A report has revealed that less than 10% of the market for cross-border supply chain finance (SCF) for large UK, German and French firms is being met.

Research by Demica, a working capital advisory firm, estimates that the value of imports suitable for cross-border SCF large buyers in 2011 totalled €230.22bn in Germany €124.98 in France and €114.75 in the UK.

However, only 5-10% of these transactions are actually given access to SCF. 80% of the 500 banking professionals Demica spoke to by believed that there is high demand for SCF, meaning the gap in the market is vast.

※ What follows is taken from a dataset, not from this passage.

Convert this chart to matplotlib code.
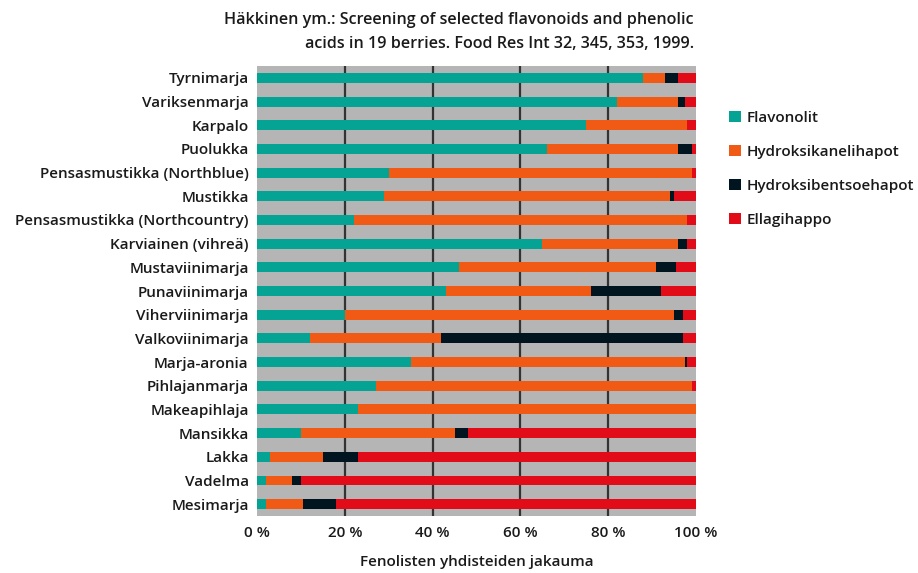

Philipp Kerle, CEO of Demica, tells GTR why he feels there is such a relative lack of take-up in the SCF market: “To some extent the main issue is that as the supply chain extends, banks in Europe are apprehensive around getting involved in jurisdictions they’re less comfortable with. What we’re seeing, which is encouraging, is banks working together on a multibank model. Some European banks are happy to take [SCF in] Eastern Europe, Turkey, and so on. If they’re uncomfortable doing so farther afield, the corporates or banks themselves may bring in a local funder.”

Primary research was conducted with 50 of Europe’s top banks and on average, respondents expect to see double digit growth in cross-border SCF programmes over the next few years, with further support coming from emerging market financiers.

Kerle thinks it would be unrealistic for the demand to be completely fulfilled at any stage in the future, but has seen signs of progress. He says: “It’s grown fairly rapidly. It’s realistic to expect to see some significant growth, but you’ll never get 100%. Partly because banks only want to bring on major suppliers, don’t want to go down to tail end of supply chain because it takes effort and is time-consuming.”

And while various governments, including the UK’s, have been vocal in their support of SCF initiatives, Kerle sees them playing a limited role in proceedings. He says: “They’ve made this big announcement, where they’ve gone to large corporates to encourage them to get involved in SCF. But it seems that beyond that, they’ve left it with corporates to implement.

“Apart from making such noises, I’m not sure it’s necessary for the government to be involved. Ultimately, it has to be the corporate that makes the decision. The government wants to get really small suppliers involved, but there’s a natural conflict, because banks and corporates only see rewards coming from the larger suppliers.”